La situation semblait plus compliquée pour l'Alan Kurdi, navire allemand affrété par une ONG allemande, qui a mis cap au nord. "Le navire pourra faire route vers la Tunisie ou vers l'Allemagne", a prévenu M. Salvini, déplorant que l'Italie et Malte "subissent depuis des années l'incapacité et l'indifférence de l'UE" au sujet des migrants.
Les ONG refusent de débarquer les migrants en Tunisie, où deux navires commerciaux ayant secouru des migrants ont été bloqués plusieurs semaines cette année et d'où les migrants sont souvent renvoyés d'office dans leur pays d'origine.
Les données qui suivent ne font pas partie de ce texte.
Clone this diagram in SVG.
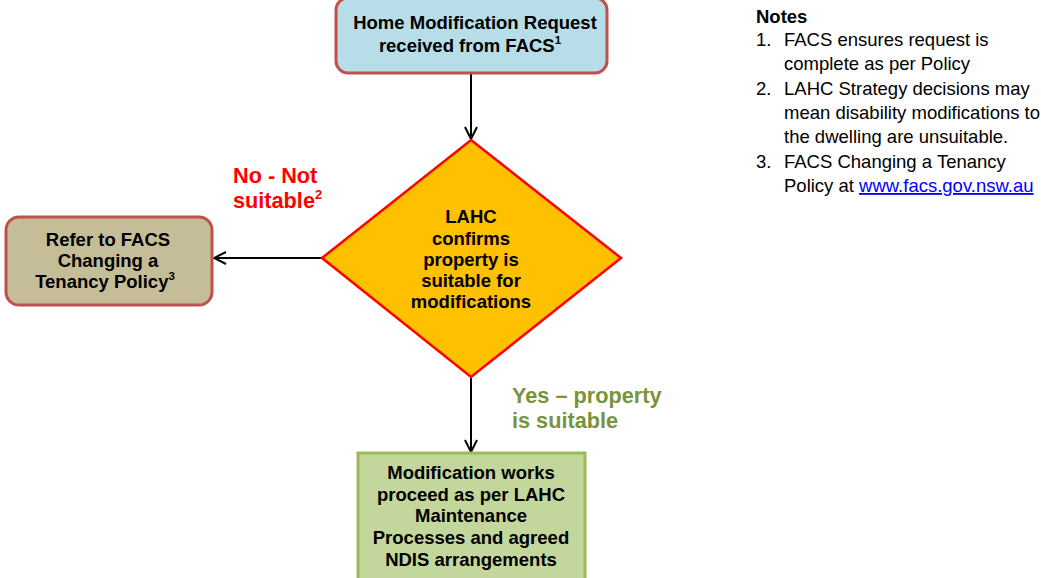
<svg xmlns="http://www.w3.org/2000/svg" width="1041" height="578" viewBox="0 0 1041 578">
<style>
.bg{fill:#ffffff}
.t{font-family:"Liberation Sans",Arial,sans-serif;font-weight:bold;font-size:18.5px;fill:#000000;text-anchor:middle}
.lbl{font-family:"Liberation Sans",Arial,sans-serif;font-weight:bold;font-size:21.7px}
.n{font-family:"Liberation Sans",Arial,sans-serif;font-size:18.5px;fill:#000000}
.edge{fill:none;stroke:#000000;stroke-width:2}
.sup{font-size:11.5px}
</style>
<defs>
<marker id="arr" viewBox="0 0 14 14" refX="13" refY="7" markerWidth="14" markerHeight="14" markerUnits="userSpaceOnUse" orient="auto">
<path d="M1,1 L13,7 L1,13" fill="none" stroke="#000" stroke-width="2"/>
</marker>
</defs>
<rect class="bg" x="0" y="0" width="1041" height="578"/>
<g id="connectors">
<line class="edge" x1="471" y1="74" x2="471" y2="139" marker-end="url(#arr)"/>
<line class="edge" x1="322" y1="258" x2="214" y2="258" marker-end="url(#arr)"/>
<line class="edge" x1="471" y1="378" x2="471" y2="452" marker-end="url(#arr)"/>
</g>
<g id="node-request">
<rect x="336" y="-2" width="271" height="75" rx="12" fill="#b7dde8" stroke="#c0504d" stroke-width="3"/>
<text class="t" x="475" y="29">Home Modification Request</text>
<text class="t" x="470" y="52">received from FACS<tspan class="sup" dy="-8">1</tspan></text>
</g>
<g id="node-decision">
<polygon points="471,140 621,258 471,377 322,258" fill="#ffc000" stroke="#ff0000" stroke-width="2.5"/>
<text class="t" x="471" y="223">LAHC</text>
<text class="t" x="471" y="245">confirms</text>
<text class="t" x="471" y="266">property is</text>
<text class="t" x="471" y="287">suitable for</text>
<text class="t" x="471" y="308">modifications</text>
</g>
<g id="node-refer">
<rect x="6" y="217" width="206" height="88" rx="13" fill="#c4bd97" stroke="#c0504d" stroke-width="3"/>
<text class="t" x="108" y="246">Refer to FACS</text>
<text class="t" x="108" y="267">Changing a</text>
<text class="t" x="105" y="288">Tenancy Policy<tspan class="sup" dy="-8">3</tspan></text>
</g>
<g id="node-works">
<rect x="358" y="453" width="227" height="130" fill="#c3d69b" stroke="#9bbb59" stroke-width="3"/>
<text class="t" x="471" y="479">Modification works</text>
<text class="t" x="471" y="501">proceed as per LAHC</text>
<text class="t" x="471" y="522">Maintenance</text>
<text class="t" x="471" y="544">Processes and agreed</text>
<text class="t" x="471" y="566">NDIS arrangements</text>
</g>
<g id="label-no">
<text class="lbl" x="233" y="183" fill="#ff0000">No - Not</text>
<text class="lbl" x="233" y="208" fill="#ff0000">suitable<tspan dy="-9" font-size="13">2</tspan></text>
</g>
<g id="label-yes">
<text class="lbl" x="512" y="403" fill="#77933c">Yes – property</text>
<text class="lbl" x="512" y="428" fill="#77933c">is suitable</text>
</g>
<g id="notes">
<text class="n" x="756" y="23" font-weight="bold">Notes</text>
<text class="n" x="756" y="46">1.</text>
<text class="n" x="784" y="46">FACS ensures request is</text>
<text class="n" x="784" y="70">complete as per Policy</text>
<text class="n" x="756" y="95">2.</text>
<text class="n" x="784" y="95">LAHC Strategy decisions may</text>
<text class="n" x="784" y="119">mean disability modifications to</text>
<text class="n" x="784" y="143">the dwelling are unsuitable.</text>
<text class="n" x="756" y="168">3.</text>
<text class="n" x="784" y="168">FACS Changing a Tenancy</text>
<text class="n" x="784" y="192">Policy at <tspan fill="#0000ff" text-decoration="underline">www.facs.gov.nsw.au</tspan></text>
</g>
</svg>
Mardi, la juge chargée du cas de Carola Rackete leur a donné raison, estimant que la jeune capitaine n'avait pas eu d'autre choix que de faire route vers le nord, la Libye et la Tunisie n'étant pas sûres.
Dans un courrier vendredi à son homologue allemand Horst Seehofer, M. Salvini a prévenu que l'Allemagne et l'équipage de l'Alan Kurdi seraient "les seuls responsables" si la situation à bord se détériore.
Mais malgré sa fermeté affichée, 69 migrants ont débarqué ces dernières 24 heures à Lampedusa: 55 jeudi après avoir été secourus par des vedettes de la police et des garde-côtes italiens et 14 autres, parmi lesquels deux femmes et quatre enfants, arrivés directement en barque vers minuit dans le petit port.